Harsh Times
Posted on November 8, 2006 at 12:02 pm
CLowest Recommended Age: | Mature High Schooler |
MPAA Rating: | Rated R for strong violence, language and drug use. |
Profanity: | Constant extremely strong and crude language |
Alcohol/ Drugs: | Drinking, drunk driving, drug use, drug dealing, smoking |
Violence/ Scariness: | Extreme, graphic, and intense peril and violence, many characters injured and killed |
Diversity Issues: | Diverse characters |
Date Released to Theaters: | 2006 |
Date Released to DVD: | 2007 |
Amazon.com ASIN: | B000KX0IM2 |
If David Ayer the director paid David Ayer the screenwriter for this script, he should ask himself for some of his money back. The screenplay is awfully close to Ayer’s own Training Day, the film that won Denzel Washington his Oscar. Both movies take place mostly in a car, with one character a sociopath and the other too easily led. In both, the two guys drive around, abusing every possible substance, having encounters with old friends and enemies (including women in both categories), get into trouble, create trouble, and create more trouble. In both, characters demonstrate their concept of manliness through violence, substance abuse, mistreatment of women, loyalty to male friends, subversion of any form of rules, nihilism, and destruction. Furthermore, if you took out every swear word and all of the “homeys” and “dawgs,” the rest of the dialogue would fit on a page or two.

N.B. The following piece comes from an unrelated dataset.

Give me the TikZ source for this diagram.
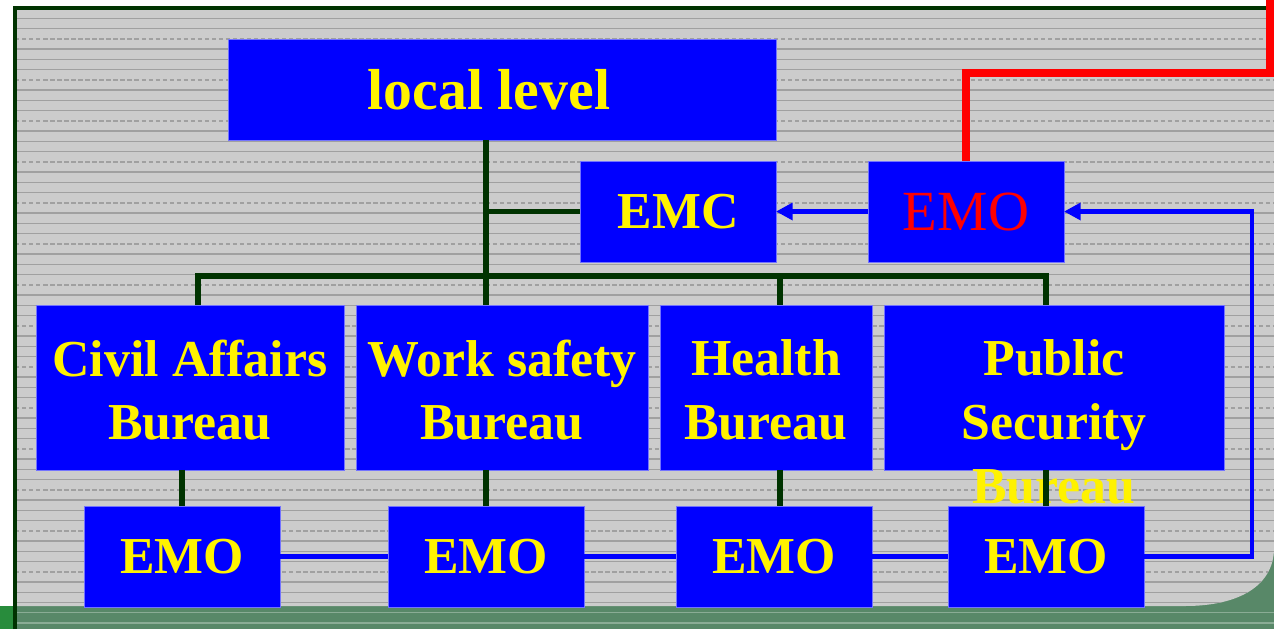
\documentclass[tikz,border=0pt]{standalone}
\usepackage{fontspec}
\setmainfont{Liberation Serif}
\usetikzlibrary{arrows.meta}

\definecolor{boxblue}{RGB}{0,0,255}
\definecolor{treegreen}{RGB}{0,51,0}
\definecolor{paper}{RGB}{204,204,204}
\definecolor{hatch}{RGB}{160,160,160}
\definecolor{band}{RGB}{88,136,104}
\definecolor{bandleft}{RGB}{40,140,60}

\tikzset{
  box/.style={fill=boxblue, draw=blue!55!white, line width=0.4pt, inner sep=0pt, outer sep=0pt,
    text=yellow, font=\bfseries\fontsize{29.5}{36.3}\selectfont, align=center},
  bureautext/.style={inner sep=0pt, text=yellow, font=\bfseries\fontsize{29.5}{36.3}\selectfont, align=center},
  tree/.style={treegreen, line width=3.4pt},
  link/.style={boxblue, line width=2.4pt},
  tip/.style={-{Triangle[length=9.5pt,width=9.5pt]}},
}

\begin{document}
\begin{tikzpicture}[x=0.02cm, y=-0.02cm]
        \useasboundingbox[fill=white] (0,0) rectangle (1274,629);

        % Background: green band, grey sheet with hatching
        \fill[band] (15,540) rectangle (1274,629);
        \fill[bandleft] (0,606) rectangle (15,629);
        \foreach \yy in {612.8,623} {
            \draw[band!70!white, line width=0.7pt] (15,\yy) -- (1274,\yy);
        }
        \fill[paper] (15,8) -- (1274,8) -- (1274,548)
            .. controls (1274,585) and (1240,606) .. (1185,606) -- (15,606) -- cycle;
        \begin{scope}
            \clip (15,8) -- (1274,8) -- (1274,548)
                .. controls (1274,585) and (1240,606) .. (1185,606) -- (15,606) -- cycle;
            \foreach \i in {0,...,58} {
                \pgfmathsetmacro\yy{18.3+10.25*\i}
                \pgfmathtruncatemacro\m{mod(\i,4)}
                \ifnum\m=2
                    \draw[hatch, line width=0.8pt, dash pattern=on 2.5pt off 1.5pt] (15,\yy) -- (1274,\yy);
                \else
                    \draw[hatch, line width=0.8pt] (15,\yy) -- (1274,\yy);
                \fi
            }
        \end{scope}
        \draw[treegreen, line width=2pt] (15,629) -- (15,8) -- (1274,8);

        % Top level
        \node[box, minimum width=10.96cm, minimum height=2.02cm,
              font=\bfseries\fontsize{32.9}{39}\selectfont] (local) at (502,89.5) {local level\hspace{0.52cm}};
        \node[box, minimum width=3.92cm, minimum height=2.02cm] (emc) at (678,211.5) {EMC};
        \node[box, minimum width=3.92cm, minimum height=2.02cm, text=red,
              font=\fontsize{32.3}{39}\selectfont] (emotop) at (966,211.5) {EMO};

        % Bureaus
        \node[box, minimum width=6.16cm, minimum height=3.3cm] (civil) at (190,387.5) {};
        \node[box, minimum width=5.84cm, minimum height=3.3cm] (work) at (502,387.5) {};
        \node[box, minimum width=4.24cm, minimum height=3.3cm] (health) at (766,387.5) {};
        \node[box, minimum width=6.8cm, minimum height=3.3cm] (public) at (1054,387.5) {};
        \node[bureautext] (civiltxt) at ([yshift=-0.05cm]civil.center) {Civil Affairs\\Bureau};
        \node[bureautext] (worktxt) at ([yshift=-0.05cm]work.center) {Work safety\\Bureau};
        \node[bureautext] (healthtxt) at ([yshift=-0.05cm]health.center) {Health\\Bureau};
        \node[bureautext, anchor=north] (publictxt) at (public.center |- civiltxt.north) {Public\\Security\\Bureau};

        % Tree connectors
        \coordinate (busL) at (198,276);
        \coordinate (busH) at (780,276);
        \coordinate (busR) at (1046,276);
        \draw[tree, line cap=rect] (busL) -- (busR);
        \draw[tree] (local.south -| 486,0) -- (486,0 |- work.north);
        \draw[tree] (emc.west) -- (emc.west -| 486,0);
        \draw[tree] (busL) -- (busL |- civil.north);
        \draw[tree] (busH) -- (busH |- health.north);
        \draw[tree] (busR) -- (busR |- public.north);

        % EMOs of the bureaus
        \coordinate (dropH) at (780,510);
        \draw[tree] (182,0 |- civil.south) -- (182,510);
        \draw[tree] (486,0 |- work.south) -- (486,510);
        \draw[tree] (dropH |- health.south) -- (dropH);
        \draw[tree] (1046,0 |- public.south) -- (1046,510);
        \node[box, minimum width=3.92cm, minimum height=2.02cm] (emo1) at (182,556.5) {EMO};
        \node[box, minimum width=3.92cm, minimum height=2.02cm] (emo2) at (486,556.5) {EMO};
        \node[box, minimum width=3.92cm, minimum height=2.02cm] (emo3) at (774,556.5) {EMO};
        \node[box, minimum width=3.92cm, minimum height=2.02cm] (emo4) at (1046,556.5) {EMO};

        % Blue links
        \foreach \a/\b in {emo1/emo2, emo2/emo3, emo3/emo4}
            \draw[link] (\a.east) -- (\b.west);
        \coordinate (loop) at (1252,556.5);
        \draw[link, tip] (emo4.east) -- (loop) |- (emotop.east);
        \draw[link, tip] (emotop.west) -- (emc.east);

        % Red line out of the frame
        \coordinate (bend) at (1270,73);
        \coordinate (out) at (1270,-5);
        \draw[red, line width=4.6pt] (emotop.north) |- (bend) -- (out);
    \end{tikzpicture}
\end{document}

Christian Bale plays Jim, a former Ranger in Afganistan waiting to get a job with the LAPD so he can marry his Mexican girlfriend and bring her to the US. Freddy Rodriguez is his best friend, Mike, who is supposed to be looking for a job but would rather drive around with Jim and get high. He is a little in awe of Jim for his experiences (he asks what it’s like to kill someone and Jim says, “Point and shoot. Pop, pop — move on! You do not stop and think!”
Neither one of them stops to think. They have only four modes: elation (when they think they got away with something), fury (when they don’t), stupor (when they’re high), and waiting to be elated, furious, or high.

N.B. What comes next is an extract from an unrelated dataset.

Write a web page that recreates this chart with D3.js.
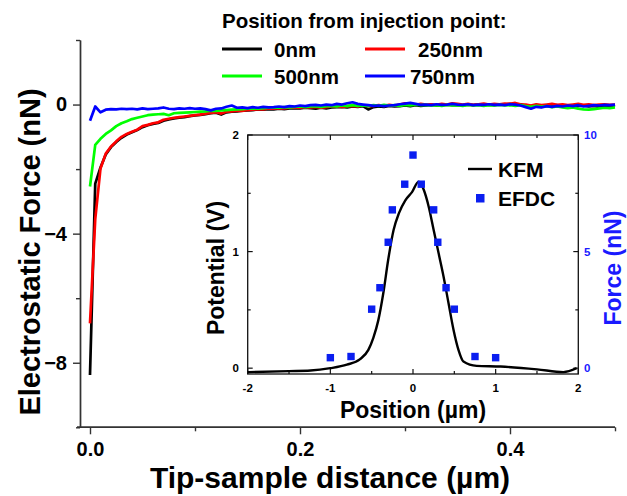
<!DOCTYPE html>
<html><head><meta charset="utf-8">
<script src="https://cdn.jsdelivr.net/npm/d3@7"></script>
<style>body{margin:0;background:#fff}svg{display:block}text{font-family:"Liberation Sans",Arial,sans-serif;font-weight:bold}</style>
</head><body>
<script>
// ---- main chart data ----
const distance = [0,0.005,0.01,0.015,0.02,0.025,0.03,0.035,0.04,0.045,0.05,0.055,0.06,0.065,0.07,0.075,0.08,0.085,0.09,0.095,
0.1,0.105,0.11,0.115,0.12,0.125,0.13,0.135,0.14,0.145,0.15,0.155,0.16,0.165,0.17,0.175,0.18,0.185,0.19,0.195,
0.2,0.205,0.21,0.215,0.22,0.225,0.23,0.235,0.24,0.245,0.25,0.255,0.26,0.265,0.27,0.275,0.28,0.285,0.29,0.295,
0.3,0.305,0.31,0.315,0.32,0.325,0.33,0.335,0.34,0.345,0.35,0.355,0.36,0.365,0.37,0.375,0.38,0.385,0.39,0.395,
0.4,0.405,0.41,0.415,0.42,0.425,0.43,0.435,0.44,0.445,0.45,0.455,0.46,0.465,0.47,0.475,0.48,0.485,0.49,0.495,0.5];
const force0 = [-8.38,-2.45,-1.95,-1.55,-1.32,-1.16,-1.03,-0.93,-0.86,-0.79,-0.70,-0.64,-0.60,-0.57,-0.50,-0.46,-0.43,-0.41,-0.39,-0.36,
-0.34,-0.32,-0.30,-0.27,-0.25,-0.31,-0.24,-0.22,-0.21,-0.19,-0.18,-0.17,-0.15,-0.16,-0.14,-0.15,-0.13,-0.14,-0.12,-0.11,
-0.12,-0.10,-0.11,-0.13,-0.10,-0.12,-0.09,-0.08,-0.07,-0.09,-0.06,-0.07,-0.05,-0.15,-0.08,-0.06,-0.07,-0.04,-0.06,-0.05,
-0.03,-0.05,-0.02,-0.04,-0.03,-0.01,-0.03,-0.02,0.00,-0.02,-0.01,-0.03,0.00,-0.02,0.01,-0.01,0.00,-0.02,0.01,0.00,
0.02,0.00,0.01,-0.03,-0.10,-0.05,-0.07,-0.03,-0.05,-0.02,-0.06,-0.04,-0.07,-0.05,-0.03,-0.06,-0.04,-0.07,-0.03,-0.05,-0.02];
const force250 = [-6.78,-3.55,-1.98,-1.52,-1.30,-1.14,-1.00,-0.91,-0.84,-0.78,-0.67,-0.63,-0.58,-0.55,-0.47,-0.44,-0.41,-0.39,-0.37,-0.35,
-0.33,-0.31,-0.28,-0.26,-0.24,-0.28,-0.22,-0.21,-0.19,-0.20,-0.17,-0.16,-0.14,-0.15,-0.12,-0.13,-0.11,-0.12,-0.10,-0.09,
-0.10,-0.08,-0.09,-0.07,-0.10,-0.08,-0.06,-0.05,-0.07,-0.05,-0.04,-0.06,-0.03,-0.05,-0.04,-0.02,-0.04,-0.01,-0.03,0.00,
0.04,0.01,-0.01,0.02,0.00,0.01,-0.01,0.02,0.00,0.04,0.02,0.00,0.02,-0.01,0.01,0.03,0.00,0.02,0.01,0.03,
0.02,0.05,0.01,0.00,-0.03,0.01,-0.02,0.00,0.02,-0.01,0.01,-0.02,0.00,0.02,-0.01,0.01,-0.02,0.00,0.01,-0.01,0.00];
const force500 = [-2.54,-1.25,-1.06,-0.91,-0.80,-0.67,-0.58,-0.52,-0.45,-0.41,-0.37,-0.33,-0.31,-0.30,-0.29,-0.33,-0.27,-0.26,-0.25,-0.24,
-0.23,-0.22,-0.21,-0.19,-0.20,-0.18,-0.17,-0.16,-0.15,-0.14,-0.13,-0.12,-0.13,-0.11,-0.10,-0.09,-0.10,-0.08,-0.09,-0.07,
-0.06,-0.08,-0.06,-0.05,-0.07,-0.05,-0.04,-0.06,-0.03,-0.05,-0.02,-0.04,-0.03,-0.05,-0.02,-0.04,-0.01,-0.03,-0.02,-0.04,
-0.01,-0.03,0.00,-0.02,-0.01,-0.03,-0.02,-0.04,-0.01,-0.03,-0.02,-0.04,-0.01,-0.03,-0.02,-0.04,-0.02,-0.03,-0.01,-0.03,
-0.02,-0.04,-0.02,-0.05,-0.07,-0.04,-0.06,-0.05,-0.08,-0.06,-0.09,-0.11,-0.09,-0.13,-0.15,-0.16,-0.14,-0.12,-0.10,-0.11,-0.09];
const force750 = [-0.50,-0.06,-0.24,-0.16,-0.14,-0.15,-0.13,-0.14,-0.13,-0.15,-0.12,-0.14,-0.13,-0.12,-0.09,-0.13,-0.14,-0.12,-0.13,-0.11,
-0.13,-0.12,-0.14,-0.18,-0.13,-0.12,-0.07,-0.03,-0.10,-0.09,-0.11,-0.08,-0.10,-0.07,-0.09,-0.08,-0.06,-0.08,-0.05,-0.06,
-0.03,-0.05,-0.02,-0.01,-0.03,0.00,-0.02,0.02,0.00,0.04,0.07,0.02,0.00,-0.02,-0.04,-0.03,-0.05,-0.03,-0.02,0.01,
0.03,0.05,0.02,-0.01,0.00,-0.02,0.01,-0.01,0.00,0.02,0.00,-0.01,0.01,-0.02,0.00,-0.01,0.01,-0.01,0.00,-0.02,
0.01,0.00,-0.03,-0.08,-0.13,-0.07,-0.09,-0.05,-0.07,-0.04,-0.06,-0.03,-0.05,-0.02,-0.06,-0.04,-0.02,-0.03,-0.01,-0.02,0.00];
const seriesNames = ["0nm","250nm","500nm","750nm"];
const seriesColors = ["#000000","#ff0000","#00ff00","#0000ff"];
const xTicks = [0, 0.2, 0.4];
const xMinor = [0.1, 0.3, 0.5];
const yTicks = [0, -4, -8];
const yMinor = [2, -2, -6, -10];

// ---- inset data ----
const kfmPos = [-2.0,-1.5,-1.24,-1.0,-0.8,-0.64,-0.54,-0.48,-0.42,-0.36,-0.30,-0.235,-0.17,-0.093,-0.012,0.068,0.13,0.19,0.25,0.31,0.37,0.43,0.49,0.55,0.61,0.77,1.06,1.5,1.82,1.98];
const kfmPot = [-0.034,-0.025,-0.02,0.0,0.03,0.077,0.157,0.26,0.41,0.64,0.93,1.185,1.33,1.44,1.51,1.60,1.53,1.385,1.185,0.985,0.785,0.557,0.33,0.157,0.057,0.02,0.014,-0.01,-0.034,0.0];
const efdcPos = [-1.0,-0.75,-0.5,-0.4,-0.3,-0.25,-0.1,0.0,0.1,0.25,0.3,0.4,0.5,0.75,1.0];
const efdcForce = [0.45,0.5,2.53,3.45,5.4,6.79,7.89,9.14,7.89,6.79,5.4,3.45,2.53,0.5,0.45];
const insetXTicks = [-2,-1,0,1,2];
const insetYTicks = [0,1,2];
const insetY2Ticks = [0,5,10];

const W = 627, H = 496;
const svg = d3.select("body").append("svg").attr("width", W).attr("height", H);

// main scales
const x = d3.scaleLinear().domain([-0.00952, 0.5]).range([80, 615]);
const y = d3.scaleLinear().domain([-10, 2]).range([427.3, 40]);
const axisCol = "#333";

// main axes
const gx = svg.append("g").attr("transform", `translate(0,${y(-10)})`);
gx.call(d3.axisBottom(x).tickValues(xTicks).tickFormat(d3.format(".1f")).tickSize(7).tickSizeOuter(0));
gx.append("g").call(d3.axisBottom(x).tickValues(xMinor).tickFormat("").tickSize(4).tickSizeOuter(0));
gx.selectAll(".domain").attr("stroke", axisCol).attr("stroke-width", 1.4).attr("d", `M77,0H${x(0.5)}`);
gx.selectAll(".tick line").attr("stroke", axisCol).attr("stroke-width", 1.4);
gx.selectAll(".tick text").attr("font-size", 20).attr("fill", "#000").attr("dy", "0.95em");

const gy = svg.append("g").attr("transform", `translate(${x.range()[0]},0)`);
gy.call(d3.axisLeft(y).tickValues(yTicks).tickFormat(d3.format("d")).tickSize(7).tickSizeOuter(0));
gy.append("g").call(d3.axisLeft(y).tickValues(yMinor).tickFormat("").tickSize(4).tickSizeOuter(0));
gy.selectAll(".domain").attr("stroke", axisCol).attr("stroke-width", 1.4);
gy.selectAll(".tick line").attr("stroke", axisCol).attr("stroke-width", 1.4);
gy.selectAll(".tick text").attr("font-size", 20).attr("fill", "#000").attr("x", -13);

// axis titles
svg.append("text").attr("x", 330).attr("y", 488).attr("text-anchor", "middle").attr("font-size", 30).text("Tip-sample distance (µm)");
svg.append("text").attr("transform", "translate(40,252) rotate(-90)").attr("text-anchor", "middle").attr("font-size", 29).text("Electrostatic Force (nN)");

// lines
const series = [force0, force250, force500, force750];
const line = d3.line().x((d, i) => x(distance[i])).y(d => y(d));
series.forEach((s, k) => {
  svg.append("path").datum(s).attr("d", line).attr("fill", "none")
    .attr("stroke", seriesColors[k]).attr("stroke-width", 2.7).attr("stroke-linejoin", "round");
});

// legend
svg.append("text").attr("x", 222).attr("y", 28).attr("font-size", 20.5).text("Position from injection point:");
const legPos = [[222, 49], [365, 49], [222, 76], [365, 76]];
const legTextX = [274, 418, 274, 410];
seriesNames.forEach((n, k) => {
  const [lx, ly] = legPos[k];
  svg.append("line").attr("x1", lx).attr("x2", lx + 40).attr("y1", ly).attr("y2", ly)
    .attr("stroke", seriesColors[k]).attr("stroke-width", 3);
  svg.append("text").attr("x", legTextX[k]).attr("y", ly + 7.5).attr("font-size", 20.5).text(n);
});

// ---- inset ----
const ix = d3.scaleLinear().domain([-2, 2]).range([247.7, 578.3]);
const iy = d3.scaleLinear().domain([-0.05, 2]).range([374, 135]);
const iy2 = d3.scaleLinear().domain([-0.25, 10]).range([374, 135]);
const ins = svg.append("g");
ins.append("rect").attr("x", ix(-2)).attr("y", iy(2)).attr("width", ix(2) - ix(-2)).attr("height", iy(-0.05) - iy(2))
  .attr("fill", "#fff").attr("stroke", "#111").attr("stroke-width", 1.3);

const iMajor = [-2,-1,0,1,2], iMinor = [-1.5,-0.5,0.5,1.5];
function ticksH(yy, dir) {
  iMajor.forEach(v => ins.append("line").attr("x1", ix(v)).attr("x2", ix(v)).attr("y1", yy).attr("y2", yy + dir * 5).attr("stroke", "#111").attr("stroke-width", 1.2));
  iMinor.forEach(v => ins.append("line").attr("x1", ix(v)).attr("x2", ix(v)).attr("y1", yy).attr("y2", yy + dir * 3).attr("stroke", "#111").attr("stroke-width", 1.2));
}
ticksH(iy(-0.05), -1); ticksH(iy(2), 1);
[0, 0.5, 1, 1.5, 2].forEach((v, i) => {
  const len = i % 2 === 0 ? 5 : 3;
  ins.append("line").attr("x1", ix(-2)).attr("x2", ix(-2) + len).attr("y1", iy(v)).attr("y2", iy(v)).attr("stroke", "#111").attr("stroke-width", 1.2);
});
[0, 2.5, 5, 7.5, 10].forEach((v, i) => {
  const len = i % 2 === 0 ? 5 : 3;
  ins.append("line").attr("x1", ix(2)).attr("x2", ix(2) - len).attr("y1", iy2(v)).attr("y2", iy2(v)).attr("stroke", "#111").attr("stroke-width", 1.2);
});
insetXTicks.forEach(v => ins.append("text").attr("x", ix(v)).attr("y", 392).attr("text-anchor", "middle").attr("font-size", 11.5).text(v));
insetYTicks.forEach(v => ins.append("text").attr("x", 239).attr("y", iy(v) + 4).attr("text-anchor", "end").attr("font-size", 11.5).text(v));
insetY2Ticks.forEach(v => ins.append("text").attr("x", 584).attr("y", iy2(v) + 4).attr("font-size", 11.5).attr("fill", "#1a1aff").text(v));

ins.append("text").attr("x", 413).attr("y", 418).attr("text-anchor", "middle").attr("font-size", 23).text("Position (µm)");
ins.append("text").attr("transform", "translate(224,268) rotate(-90)").attr("text-anchor", "middle").attr("font-size", 23).text("Potential (V)");
ins.append("text").attr("transform", "translate(621,268) rotate(-90)").attr("text-anchor", "middle").attr("font-size", 23).attr("fill", "#1a1aff").text("Force (nN)");

const kline = d3.line().x((d, i) => ix(kfmPos[i])).y(d => iy(d)).curve(d3.curveMonotoneX);
ins.append("path").datum(kfmPot).attr("d", kline).attr("fill", "none").attr("stroke", "#000").attr("stroke-width", 2.4);
ins.selectAll("rect.sq").data(efdcForce).enter().append("rect").attr("class", "sq")
  .attr("x", (d, i) => ix(efdcPos[i]) - 3.7).attr("y", d => iy2(d) - 3.7).attr("width", 7.4).attr("height", 7.4).attr("fill", "#0a1ef0");

// inset legend
ins.append("line").attr("x1", 468).attr("x2", 492).attr("y1", 169).attr("y2", 169).attr("stroke", "#000").attr("stroke-width", 2.4);
ins.append("text").attr("x", 498).attr("y", 177).attr("font-size", 21).text("KFM");
ins.append("rect").attr("x", 476).attr("y", 194).attr("width", 8.5).attr("height", 8.5).attr("fill", "#0a1ef0");
ins.append("text").attr("x", 498).attr("y", 206).attr("font-size", 21).text("EFDC");
</script>
</body></html>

Christian Bale clearly relishes the showboaty role of Jim, intended to be a tragic figure and an indictment of our culture and our geopolitical arrogance — his behavior seems to be attributable to post-traumatic stress disorder from his time in Afganistan. And the movie isn’t called “Harsh People.”
Jim is torn apart by his incompatible passions for law and chaos. He wants to work in law enforcement, almost as though he believes that being surrounded by rules and structure will keep his uncontrollable nature in check. But he wants the law to give him permission to be lawless. A friend asks if he will toe the line if he gets the job and he says he will but he will also operate something for himself on the side.

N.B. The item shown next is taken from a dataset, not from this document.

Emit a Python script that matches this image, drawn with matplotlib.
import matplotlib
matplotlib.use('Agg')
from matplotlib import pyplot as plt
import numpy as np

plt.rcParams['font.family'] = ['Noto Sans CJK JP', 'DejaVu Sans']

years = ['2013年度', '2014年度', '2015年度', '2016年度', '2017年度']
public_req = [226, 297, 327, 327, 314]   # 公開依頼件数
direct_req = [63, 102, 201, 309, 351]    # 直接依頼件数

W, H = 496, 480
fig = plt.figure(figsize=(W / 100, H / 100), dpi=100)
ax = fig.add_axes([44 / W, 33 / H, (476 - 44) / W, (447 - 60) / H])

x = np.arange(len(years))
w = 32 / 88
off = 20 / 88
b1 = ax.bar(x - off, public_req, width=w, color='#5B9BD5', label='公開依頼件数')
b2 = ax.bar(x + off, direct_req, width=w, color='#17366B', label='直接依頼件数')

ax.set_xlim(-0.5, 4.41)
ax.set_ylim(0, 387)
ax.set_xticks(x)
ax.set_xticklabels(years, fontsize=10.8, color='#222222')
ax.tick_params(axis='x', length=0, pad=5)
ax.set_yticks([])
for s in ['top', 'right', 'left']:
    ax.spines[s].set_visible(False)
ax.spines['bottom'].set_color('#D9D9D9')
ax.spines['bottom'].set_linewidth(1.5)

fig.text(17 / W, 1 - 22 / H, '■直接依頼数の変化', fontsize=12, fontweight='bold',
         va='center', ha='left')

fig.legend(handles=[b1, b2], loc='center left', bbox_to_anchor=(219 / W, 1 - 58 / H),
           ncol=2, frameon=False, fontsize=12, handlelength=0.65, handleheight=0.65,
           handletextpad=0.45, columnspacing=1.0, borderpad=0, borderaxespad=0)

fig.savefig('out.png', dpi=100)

It is this very conflict that gets him rejected by the LAPD and makes him a prize catch for the Department of Homeland Security. The special projects section takes a look at the photos of victims from one of his raids and cynically recognizes him as a kindred spirit, just right for their “trigger-time” program in Colombia. That job offer crystalizes his conflict. He wants to go back to the days of pure sensation and power. But it means he will not be able to marry Marta, the woman he loves, in the only place where he is happy. As that choice is presented to him more forcefully, he spins out of control.
Rodgriguez is fine as a weak man who mistakes what Jim has for strength, and Terry Crews and Chaka Forman make strong impressions as, well, homeys. Ayers has a feel for tough talk, though it gets over-“homey’d” quickly. But the movie falters because it tries for meaning it just doesn’t deliver. Ultimately, it is as mesermized by the flash and adrenalin as its hero.
Parents should know that the movie has deeply disturbing images of intense, graphic, explicit, mindless violence. Characters continually use the strongest and crudest possible language. There are crude sexual references and non-explicit situations. Characters abuse alcohol and drugs, deal drugs, and smoke. Characters are nihilistic and macho.
Families who see this movie should talk about how Jim’s experiences in Afganistan affected him. Why did Mike put up with him for as long as he did? Do you agree with Mike’s choice at the end?
Families who enjoy this film will also appreciate Training Day and Journey to the End of the Night.